Perhaps most damningly, the people with the last word on every decision are young males whose decision-making abilities have evolved under the pressure of already being rich, famous, constantly scrutinized, and instantly recognizable—Shia LeBeeves with longer wingspans and better grooming, basically. There is no way that any of this could ever make sense, and it mostly never does.

Two rational actors who made decisions they believed were best for them, and will be hated for it forever. — Photo by Troy Taormina-USA TODAY Sports

For the people tasked with making sense of it, this is probably maddening. This is not members of the media, who mostly clapped along in delight with everyone else as the Clippers' stars converged on DeAndre Jordan in Houston and one emoji-sortie after another swept into the skies. It's more the players, who aim to balance the same questions of ambition and comfort and work-versus-life and what-do-I-really-want that everyone else does in taking, keeping, and leaving jobs. The owners designed a system that they believed would lock in profit and influence, and pumped away at their considerable leverage until it was forced on the league's players in the last lockout, and the one before that; they will try it again the next chance they get.

It doesn't totally work because it could never totally work, for reasons that people like Cuban tend to celebrate a lot more ardently when acting in their own ostensibly enlightened self-interest than they do when being acted upon. Some people would rather work with their friends, or live in Los Angeles, or be a component part of a collective. There is no legislating around human nature or governing it; Cuban surely knew as much before Jordan's mid-week reversal turned his team's offseason into a smoldering pile of proof. Chandler Parsons, Dallas' chief negotiator, acknowledges this this in his (understandably) emotional interview with ESPN's Tim MacMahon. "He was probably nervous," Parsons said. "He was probably scared. I don't know because I haven't talked to him. He's a good dude. I don't think he's a bad person for this. I think he's just confused."

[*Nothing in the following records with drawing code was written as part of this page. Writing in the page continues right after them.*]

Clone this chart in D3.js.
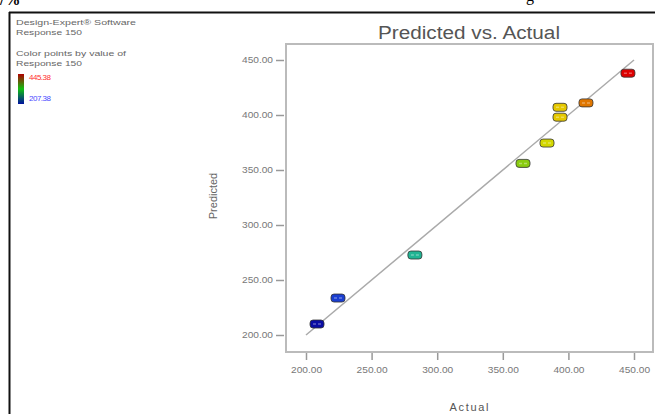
<!DOCTYPE html>
<html lang="en">

<head>
    <meta charset="UTF-8" />
    <title>Predicted vs. Actual</title>
    <style>
        body { margin: 0; background: #fff; }
        #container { width: 655px; height: 414px; overflow: hidden; }
        text { font-family: "Liberation Sans", Arial, sans-serif; }
    </style>
</head>

<body>
    <div id="container"></div>
</body>
<script src="https://cdnjs.cloudflare.com/ajax/libs/d3/7.8.5/d3.min.js"></script>
<script>
    // data
    let actual = [208.4, 224.4, 283.0, 365.4, 383.7, 393.6, 393.6, 413.4, 445.38],
        predicted = [210.0, 233.6, 272.7, 356.0, 374.5, 398.0, 407.0, 411.0, 438.0],
        xTicks = [200, 250, 300, 350, 400, 450],
        yTicks = [200, 250, 300, 350, 400, 450],
        colorMin = 207.38, colorMax = 445.38;

    let W = 655, H = 414;

    let svg = d3.select('#container').append('svg').attr('width', W).attr('height', H)

    // scales
    let x = d3.scaleLinear().domain([200, 450]).range([306, 634]);
    let y = d3.scaleLinear().domain([200, 450]).range([335, 60]);
    let color = d3.scaleLinear()
        .domain([207.38, 230, 285, 365, 385, 396, 413, 445.38])
        .range(['#0a0aa0', '#1f4fe0', '#20b890', '#88cc10', '#d8d800', '#e8c400', '#e07800', '#dd0000']);

    // document frame (page border)
    svg.append('line').attr('x1', 9).attr('x2', W).attr('y1', 12.5).attr('y2', 12.5)
        .attr('stroke', '#111').attr('stroke-width', 2)
    svg.append('line').attr('x1', 9.5).attr('x2', 9.5).attr('y1', 12).attr('y2', H)
        .attr('stroke', '#111').attr('stroke-width', 2)
    // clipped text from the page above
    svg.append('text').attr('x', 0).attr('y', 5).text('/%')
        .style('font-family', 'Liberation Serif').style('font-size', '16px').style('font-weight', 'bold')
    svg.append('text').attr('x', 526).attr('y', 1).text('g')
        .style('font-family', 'Liberation Serif').style('font-size', '16px')

    // legend
    let leg = svg.append('g').style('fill', '#666').style('font-size', '8px')
    leg.append('text').attr('x', 16).attr('y', 25).text('Design-Expert® Software').attr('textLength', 120).attr('lengthAdjust', 'spacingAndGlyphs')
    leg.append('text').attr('x', 16).attr('y', 35).text('Response 150').attr('textLength', 66).attr('lengthAdjust', 'spacingAndGlyphs')
    leg.append('text').attr('x', 16).attr('y', 56).text('Color points by value of').attr('textLength', 110).attr('lengthAdjust', 'spacingAndGlyphs')
    leg.append('text').attr('x', 16).attr('y', 66).text('Response 150').attr('textLength', 66).attr('lengthAdjust', 'spacingAndGlyphs')

    let grad = svg.append('defs').append('linearGradient').attr('id', 'cbar')
        .attr('x1', 0).attr('x2', 0).attr('y1', 0).attr('y2', 1)
    grad.append('stop').attr('offset', '0%').attr('stop-color', '#b00000')
    grad.append('stop').attr('offset', '50%').attr('stop-color', '#10c010')
    grad.append('stop').attr('offset', '100%').attr('stop-color', '#0010a0')
    svg.append('rect').attr('x', 18).attr('y', 74).attr('width', 6).attr('height', 30)
        .attr('fill', 'url(#cbar)')
    svg.append('text').attr('x', 29).attr('y', 80).text(colorMax.toFixed(2))
        .style('fill', '#ff3030').style('font-size', '8px').attr('textLength', 22)
    svg.append('text').attr('x', 29).attr('y', 101).text(colorMin.toFixed(2))
        .style('fill', '#4848ff').style('font-size', '8px').attr('textLength', 22)

    // plot box
    svg.append('rect').attr('x', 286).attr('y', 44).attr('width', 367).attr('height', 308)
        .attr('fill', 'none').attr('stroke', '#bbb').attr('stroke-width', 2)

    // title
    svg.append('text').attr('x', 469).attr('y', 39).attr('text-anchor', 'middle')
        .text('Predicted vs. Actual').style('font-size', '18px').style('fill', '#555')
        .attr('textLength', 182).attr('lengthAdjust', 'spacingAndGlyphs')

    // axes
    let yAxis = svg.append('g').attr('transform', 'translate(284,0)')
        .call(d3.axisLeft(y).tickValues(yTicks).tickFormat(d3.format('.2f')).tickSize(8).tickPadding(3))
    let xAxis = svg.append('g').attr('transform', 'translate(0,353)')
        .call(d3.axisBottom(x).tickValues(xTicks).tickFormat(d3.format('.2f')).tickSize(7).tickPadding(7))
    svg.selectAll('.domain').remove()
    svg.selectAll('.tick line').attr('stroke', '#999').attr('stroke-width', 1.5)
    svg.selectAll('.tick text').style('fill', '#777').style('font-size', '9px')
        .style('font-family', '"Liberation Sans", Arial, sans-serif').attr('textLength', 31).attr('lengthAdjust', 'spacingAndGlyphs')

    // axis titles
    svg.append('text').attr('transform', 'translate(217,196) rotate(-90)').attr('text-anchor', 'middle')
        .text('Predicted').style('font-size', '11px').style('fill', '#666')
    svg.append('text').attr('x', 469).attr('y', 411).attr('text-anchor', 'middle')
        .text('Actual').style('font-size', '11px').style('fill', '#555')
        .attr('textLength', 39)

    // 45 degree line
    svg.append('line')
        .attr('x1', x(200)).attr('y1', y(200)).attr('x2', x(450)).attr('y2', y(450))
        .attr('stroke', '#aaa').attr('stroke-width', 1.5)

    // points
    let pts = d3.range(actual.length)
    svg.selectAll('rect.pt').data(pts).enter().append('rect').attr('class', 'pt')
        .attr('x', (i) => x(actual[i]) - 7)
        .attr('y', (i) => y(predicted[i]) - 4)
        .attr('width', 14).attr('height', 8).attr('rx', 3)
        .attr('fill', (i) => color(actual[i]))
        .attr('stroke', '#333').attr('stroke-width', 0.8)
    svg.selectAll('line.pt').data(pts).enter().append('line').attr('class', 'pt')
        .attr('x1', (i) => x(actual[i]) - 4).attr('x2', (i) => x(actual[i]) + 4)
        .attr('y1', (i) => y(predicted[i])).attr('y2', (i) => y(predicted[i]))
        .attr('stroke', '#fff').attr('stroke-opacity', 0.35).attr('stroke-width', 1.5)
        .attr('stroke-dasharray', '3,2')
</script>

</html>
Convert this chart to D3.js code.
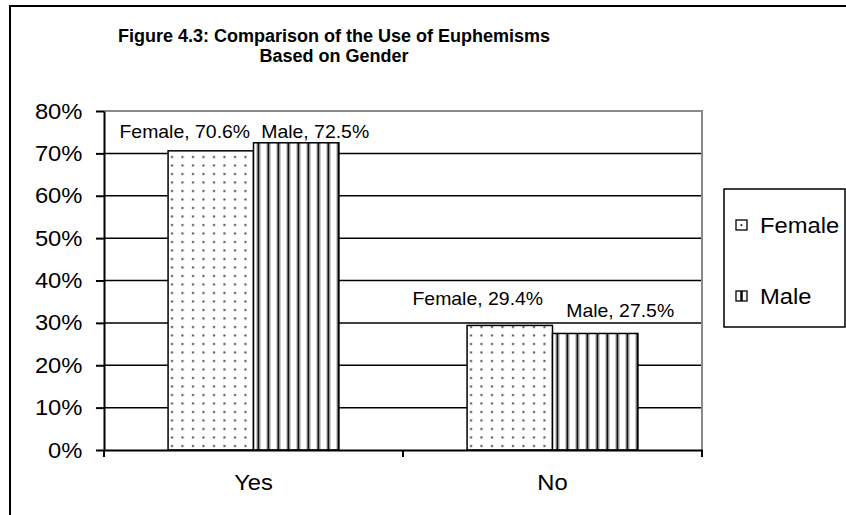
<!DOCTYPE html>
<html>
<head>
<meta charset="utf-8">
<script src="https://cdn.jsdelivr.net/npm/d3@7"></script>
<style>
  html, body { margin: 0; padding: 0; background: #fff; }
  svg { display: block; }
  text { font-family: "Liberation Sans", Arial, sans-serif; fill: #000; }
</style>
</head>
<body>
<svg id="chart" width="846" height="515"></svg>
<script>
// ---- data ----
const categories = ["Yes", "No"];
const seriesNames = ["Female", "Male"];
const femaleValues = [70.6, 29.4];
const maleValues = [72.5, 27.5];
const yTickValues = [0, 10, 20, 30, 40, 50, 60, 70, 80];
const titleLines = ["Figure 4.3: Comparison of the Use of Euphemisms", "Based on Gender"];

// ---- layout ----
const W = 846, H = 515;
const plot = { left: 104, top: 111, right: 702, bottom: 450 };
const gapWidth = 1.5;          // space between groups, as a fraction of a bar
const textStretch = 1.08;      // the chart's text is set slightly wide
// hand-placed data labels: horizontal shift from bar centre, baseline offset from bar top
const labelNudge = {
  Female: [{ dx: -26, dy: -13 }, { dx: -32, dy: -20 }],
  Male:   [{ dx: 19, dy: -5 },   { dx: 25, dy: -16 }]
};

const rows = categories.map((c, i) => ({
  category: c,
  values: [
    { series: "Female", value: femaleValues[i], idx: i },
    { series: "Male", value: maleValues[i], idx: i }
  ]
}));

const svg = d3.select("#chart");
const defs = svg.append("defs");

// dotted fill for Female
const dots = defs.append("pattern").attr("id", "dots")
  .attr("patternUnits", "userSpaceOnUse").attr("width", 10.5).attr("height", 8.5);
dots.append("rect").attr("width", 10.5).attr("height", 8.5).attr("fill", "#fff");
dots.append("rect").attr("x", 4).attr("y", 3).attr("width", 2).attr("height", 2).attr("fill", "#444");

// vertical stripes for Male
const stripes = defs.append("pattern").attr("id", "stripes")
  .attr("patternUnits", "userSpaceOnUse").attr("width", 10).attr("height", 10);
stripes.append("rect").attr("width", 10).attr("height", 10).attr("fill", "#fff");
stripes.append("rect").attr("x", 2.5).attr("width", 1).attr("height", 10).attr("fill", "#999");
stripes.append("rect").attr("x", 3.5).attr("width", 2).attr("height", 10).attr("fill", "#111");
stripes.append("rect").attr("x", 5.5).attr("width", 1).attr("height", 10).attr("fill", "#999");

const fills = { Female: "url(#dots)", Male: "url(#stripes)" };

svg.append("rect").attr("width", W).attr("height", H).attr("fill", "#fff");

// outer chart frame (runs past the right and bottom edges)
svg.append("path")
  .attr("d", `M10,${H + 5} L10,6 L${W + 5},6`)
  .attr("fill", "none").attr("stroke", "#000").attr("stroke-width", 2);

// ---- scales ----
const x0 = d3.scaleBand().domain(categories).range([plot.left, plot.right]).padding(0);
const barW = x0.bandwidth() / (seriesNames.length + gapWidth);
const x1 = d3.scaleBand().domain(seriesNames)
  .range([barW * gapWidth / 2, x0.bandwidth() - barW * gapWidth / 2]).padding(0);
const y = d3.scaleLinear().domain([0, 80]).range([plot.bottom, plot.top]);

// ---- gridlines ----
svg.append("g").selectAll("line")
  .data(yTickValues.filter(v => v > 0 && v < 80))
  .join("line")
  .attr("x1", plot.left).attr("x2", plot.right)
  .attr("y1", d => y(d)).attr("y2", d => y(d))
  .attr("stroke", "#000").attr("stroke-width", 1.5);

// plot-area border, top and right
svg.append("path")
  .attr("d", `M${plot.left},${y(80)} L${plot.right},${y(80)} L${plot.right},${plot.bottom}`)
  .attr("fill", "none").attr("stroke", "#8a8a8a").attr("stroke-width", 2);

// ---- bars ----
const groups = svg.append("g").selectAll("g")
  .data(rows).join("g")
  .attr("transform", d => `translate(${x0(d.category)},0)`);

groups.selectAll("rect")
  .data(d => d.values).join("rect")
  .attr("x", d => x1(d.series))
  .attr("y", d => y(d.value))
  .attr("width", x1.bandwidth())
  .attr("height", d => y(0) - y(d.value))
  .attr("fill", d => fills[d.series])
  .attr("stroke", "#000").attr("stroke-width", 1.5);

// data labels
groups.selectAll("text.label")
  .data(d => d.values).join("text")
  .attr("class", "label")
  .attr("text-anchor", "middle")
  .attr("font-size", 18)
  .attr("transform", d => {
    const n = labelNudge[d.series][d.idx];
    const cx = x1(d.series) + x1.bandwidth() / 2 + n.dx;
    return `translate(${cx},${y(d.value) + n.dy}) scale(${textStretch},1)`;
  })
  .text(d => `${d.series}, ${d.value.toFixed(1)}%`);

// ---- y axis ----
const yAxis = svg.append("g")
  .attr("transform", `translate(${plot.left},0)`)
  .call(d3.axisLeft(y).tickValues(yTickValues).tickFormat(d => d + "%")
    .tickSize(8).tickSizeOuter(0).tickPadding(12));
yAxis.attr("font-family", null);
yAxis.select(".domain").attr("stroke", "#000").attr("stroke-width", 2);
yAxis.selectAll(".tick line").attr("stroke", "#000").attr("stroke-width", 2);
yAxis.selectAll(".tick text")
  .attr("font-size", 22)
  .attr("transform", `scale(${textStretch},1)`);

// ---- x axis ----
const xAxis = svg.append("g")
  .attr("transform", `translate(0,${plot.bottom})`)
  .call(d3.axisBottom(x0).tickSize(0).tickPadding(24));
xAxis.attr("font-family", null);
xAxis.select(".domain").attr("stroke", "#000").attr("stroke-width", 2);
xAxis.selectAll(".tick text")
  .attr("font-size", 22)
  .attr("transform", `scale(${textStretch},1)`);
// category boundary ticks
const boundaries = categories.map(c => x0(c)).concat([x0.range()[1]]);
xAxis.append("g").selectAll("line")
  .data(boundaries).join("line")
  .attr("x1", d => d).attr("x2", d => d)
  .attr("y1", 0).attr("y2", 7)
  .attr("stroke", "#000").attr("stroke-width", 2);

// ---- title ----
svg.append("g").selectAll("text")
  .data(titleLines).join("text")
  .attr("x", 334)
  .attr("y", (d, i) => 42 + i * 20)
  .attr("text-anchor", "middle")
  .attr("font-size", 18)
  .attr("font-weight", "bold")
  .text(d => d);

// ---- legend ----
const legend = svg.append("g").attr("transform", "translate(724,189)");
legend.append("rect")
  .attr("width", 121).attr("height", 138)
  .attr("fill", "#fff").attr("stroke", "#000").attr("stroke-width", 1.5);

const legendItems = legend.selectAll("g.item")
  .data(seriesNames).join("g")
  .attr("class", "item")
  .attr("transform", (d, i) => `translate(12,${36 + i * 71})`);

legendItems.append("rect")
  .attr("x", 0).attr("y", -5).attr("width", 11).attr("height", 10)
  .attr("fill", "#fff").attr("stroke", "#000").attr("stroke-width", 1.3);
legendItems.filter(d => d === "Female").append("rect")
  .attr("x", 4.5).attr("y", -0.8).attr("width", 1.8).attr("height", 1.8).attr("fill", "#222");
legendItems.filter(d => d === "Male").append("rect")
  .attr("x", 4.3).attr("y", -5).attr("width", 2.4).attr("height", 10).attr("fill", "#000");

legendItems.append("text")
  .attr("transform", `translate(24,8) scale(${textStretch},1)`)
  .attr("font-size", 22)
  .text(d => d);
</script>
</body>
</html>
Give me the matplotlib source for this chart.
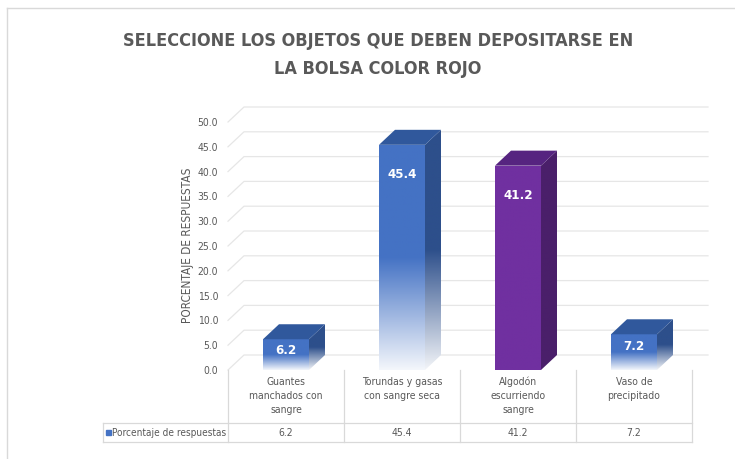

This is sort of a long way of saying that Jordan is human, and wrought the sort of well-intentioned ruin that humans tend to. The NBA would do well to eliminate the moratorium week and further formalize the free agency process, but there is no rule change in the offing, here or anywhere, that is going to keep 26-year-olds from fucking up. People have been searching for just such a thing for the entirety of human history, and the best answers we've got after a couple of millenia are psychotherapy and eating a healthy breakfast.

The fun of all this, beyond the silly surge of Wednesday's churn of rumor and meme, is how not just survivable but trivial this upheaval all is. It sucks for the Mavericks and their fans, but no one really came to anything like harm through all this, and Wes Matthews—who seems like a pretty nice dude, and signed to play alongside Jordan—even made a few extra million dollars in the deal after the team bumped his salary up. For all the zipless fantasy that NBA basketball offers us, the wild transference and dreams of flight and sustaining emotional overage, the offseason gives us something, too. We get capitalism without consequence, a sanitized, satirized version of the force that shapes our lives moment to moment, down to comic details like an aggrieved billionaire turning his expression of grievance into a native advertisement for a useless social media doodad in which he's invested some money.

We see this sort of thing—the pettiness and the patronage, the wild reversals based on whim and unreason, scientistic market positivity repeatedly laid low by human blundering, huge sums of money passing far overhead—every damn day. We live in a wreckage of broken handshake agreements. We seldom get to enjoy it so much, and so safely. Yes, it's all pretty unrealistic. That's what saves it, and that's why we can enjoy it.